- Directed by: Predrag Antonijević
- Written by: Gerald Di Pego; Justin Di Pego;
- Produced by: Silvio Muraglia, Eric Fierstein Co-Executive Producers John Gaston, Jeff Spilman, Jeff Stern, Executive Producer Stephen Hays
- Starring: Josh Lucas; Terrence Howard; Lake Bell; Deborah Ann Woll;
- Cinematography: Steve Mason
- Edited by: Devin Maurer
- Distributed by: Mind in Motion
- Release dates: January 8, 2011 (Palm Springs); February 17, 2017;
- Country: United States
- Language: English

= Little Murder =

Little Murder is a 2011 supernatural horror thriller film directed by Predrag Antonijević. The film premiered at the Palm Springs International Film Festival on January 8, 2011. The movie was distributed wide in the US on February 17, 2017 under the new title Ghost of New Orleans.

== Plot ==
The story centers on a humiliated detective Ben Chaney (Josh Lucas) who gets a sudden shot at salvation when the ghost of a murdered cellist Corey Little (Lake Bell) solicits his help in finding her killer as he was on a stakeout of a serial killer suspect, Drag Hammerman. As Chaney unravels the truth behind Little's night of murder, a little turn of events revealed the killer to all of the murders, including Little's, to be the very same man all along.

== Cast ==
- Josh Lucas as Ben Chaney
- Terrence Howard as Drag Hammerman
- Lake Bell as Corey Little
- Sharon Leal as Jennifer
- Cary Elwes as Barry Fitzgerald
- Bokeem Woodbine as Lipp
- Peter Jason as Lt. Wills
- Noah Bean as Paul Marais
- Nick Lashaway as Tom Little
- Deborah Ann Woll as Molly
- Brandon Molale as Bobby
- Ele Bardha as Manny
- Sonya A. Avakian as Paul's Housekeeper
- Sean H. Robertson as Crime Scene Officer #2

== Production ==
The film was shot in Detroit and New Orleans. Little Murder is the third US production for the Serbian director Predrag "Peter Gaga" Antonijevic.
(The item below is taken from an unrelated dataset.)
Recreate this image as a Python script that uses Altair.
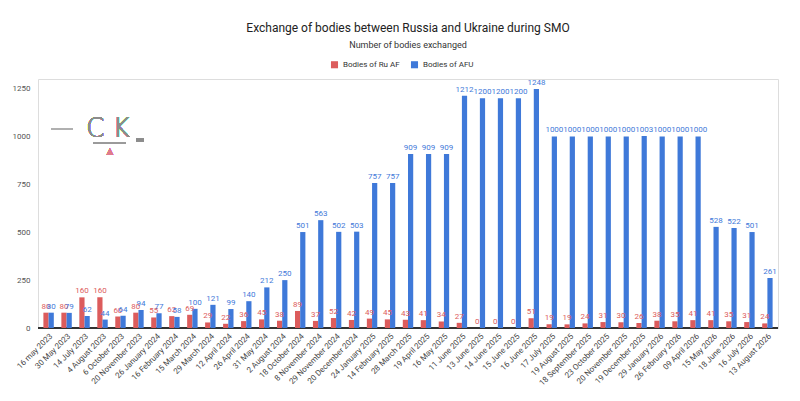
import pandas as pd
import altair as alt

# dates of exchanges (x axis categories)
dates = [
    "16 may 2023", "30 May 2023", "14 July 2023", "4 August 2023", "6 October 2023",
    "20 November 2023", "26 January 2024", "16 February 2024", "15 March 2024",
    "29 March 2024", "12 April 2024", "26 April 2024", "31 May 2024", "2 August 2024",
    "18 October 2024", "8 November 2024", "29 November 2024", "20 December 2024",
    "24 January 2025", "14 February 2025", "28 March 2025", "19 April 2025",
    "16 May 2025", "11 June 2025", "13 June 2025", "14 June 2025", "15 June 2025",
    "16 June 2025", "17 July 2025", "19 August 2025", "18 September 2025",
    "23 October 2025", "20 November 2025", "19 December 2025", "29 January 2026",
    "26 February 2026", "09 April 2026", "15 May 2026", "18 June 2026",
    "16 July 2026", "13 August 2026",
]

ru_bodies = [80, 80, 160, 160, 60, 80, 55, 62, 69, 29, 22, 36, 45, 38, 89, 37, 52, 42,
             49, 45, 43, 41, 34, 27, 0, 0, 0, 51, 19, 19, 24, 31, 30, 26, 38, 35, 41,
             41, 35, 31, 24]
afu_bodies = [80, 79, 62, 44, 64, 94, 77, 58, 100, 121, 99, 140, 212, 250, 501, 563,
              502, 503, 757, 757, 909, 909, 909, 1212, 1200, 1200, 1200, 1248, 1000,
              1000, 1000, 1000, 1000, 1003, 1000, 1000, 1000, 528, 522, 501, 261]

series = ["Bodies of Ru AF", "Bodies of AFU"]
colors = ["#dc5c5c", "#3f79d9"]
y_ticks = [0, 250, 500, 750, 1000, 1250]

rows = []
for d, r, a in zip(dates, ru_bodies, afu_bodies):
    rows.append({"date": d, "series": series[0], "value": r})
    rows.append({"date": d, "series": series[1], "value": a})
df = pd.DataFrame(rows)

FONT = "Roboto"

base = alt.Chart(df).encode(
    x=alt.X("date:N", sort=dates,
            scale=alt.Scale(paddingInner=0.42, paddingOuter=0.3),
            axis=alt.Axis(title=None, labelAngle=-45, labelFontSize=8,
                          labelColor="#444", ticks=False, domain=False,
                          labelPadding=4)),
    xOffset=alt.XOffset("series:N", sort=series),
    y=alt.Y("value:Q", scale=alt.Scale(domain=[0, 1250]),
            axis=alt.Axis(title=None, values=y_ticks, format="d", labelFontSize=8,
                          labelColor="#555", ticks=False, domain=False,
                          gridColor="#c8c8c8", labelPadding=8)),
    color=alt.Color("series:N", sort=series,
                    scale=alt.Scale(domain=series, range=colors),
                    legend=alt.Legend(title=None, orient="none", direction="horizontal",
                                      legendX=292, legendY=-19,
                                      symbolType="square", symbolSize=50,
                                      labelFontSize=8, labelColor="#333",
                                      columnPadding=10)),
)

bars = base.mark_bar()
labels = base.mark_text(dy=-6, fontSize=8, font=FONT).encode(text="value:Q")

baseline = alt.Chart(df).mark_rule(color="#333", strokeWidth=1).encode(y=alt.datum(0))

# watermark
wm_text = alt.Chart(df).mark_text(
    text="C K", fontSize=26, font="DejaVu Sans", fontWeight=200, color="#8c8c8c"
).encode(x=alt.value(70), y=alt.value(50))
wm_dash = alt.Chart(df).mark_rule(color="#b0b0b0", strokeWidth=2).encode(
    x=alt.value(13), x2=alt.value(35), y=alt.value(50))
wm_under = alt.Chart(df).mark_rule(color="#9a9a9a", strokeWidth=1).encode(
    x=alt.value(55), x2=alt.value(88), y=alt.value(64))
wm_right = alt.Chart(df).mark_rule(color="#8c8c8c", strokeWidth=2.5).encode(
    x=alt.value(98), x2=alt.value(106), y=alt.value(61))
wm_tri = alt.Chart(df).mark_text(
    text="▲", fontSize=11, color="#e07c8c"
).encode(x=alt.value(72), y=alt.value(73))

chart = alt.layer(baseline, bars, labels, wm_dash, wm_text, wm_under, wm_right, wm_tri).properties(
    width=740,
    height=249,
    title=alt.TitleParams(
        "Exchange of bodies between Russia and Ukraine during SMO",
        subtitle="Number of bodies exchanged",
        anchor="middle", fontSize=12, fontWeight="normal", color="#222",
        subtitleFontSize=9, subtitleColor="#333", subtitlePadding=6,
        offset=9, font=FONT, subtitleFont=FONT,
    ),
    padding={"top": 14, "left": 4, "right": 8, "bottom": 4},
).configure_view(stroke=None).configure(font=FONT)

chart.save("out.html", embed_options={"renderer": "svg", "actions": False})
Rumors of the film's budget problems surfaced after numerous complaints to the Michigan state film office were made by local vendors for goods and services that were not paid for. The Townsend Hotel in Birmingham, Michigan filed suit, claiming the production company accumulated a tab of over $37,000 before leaving town without paying.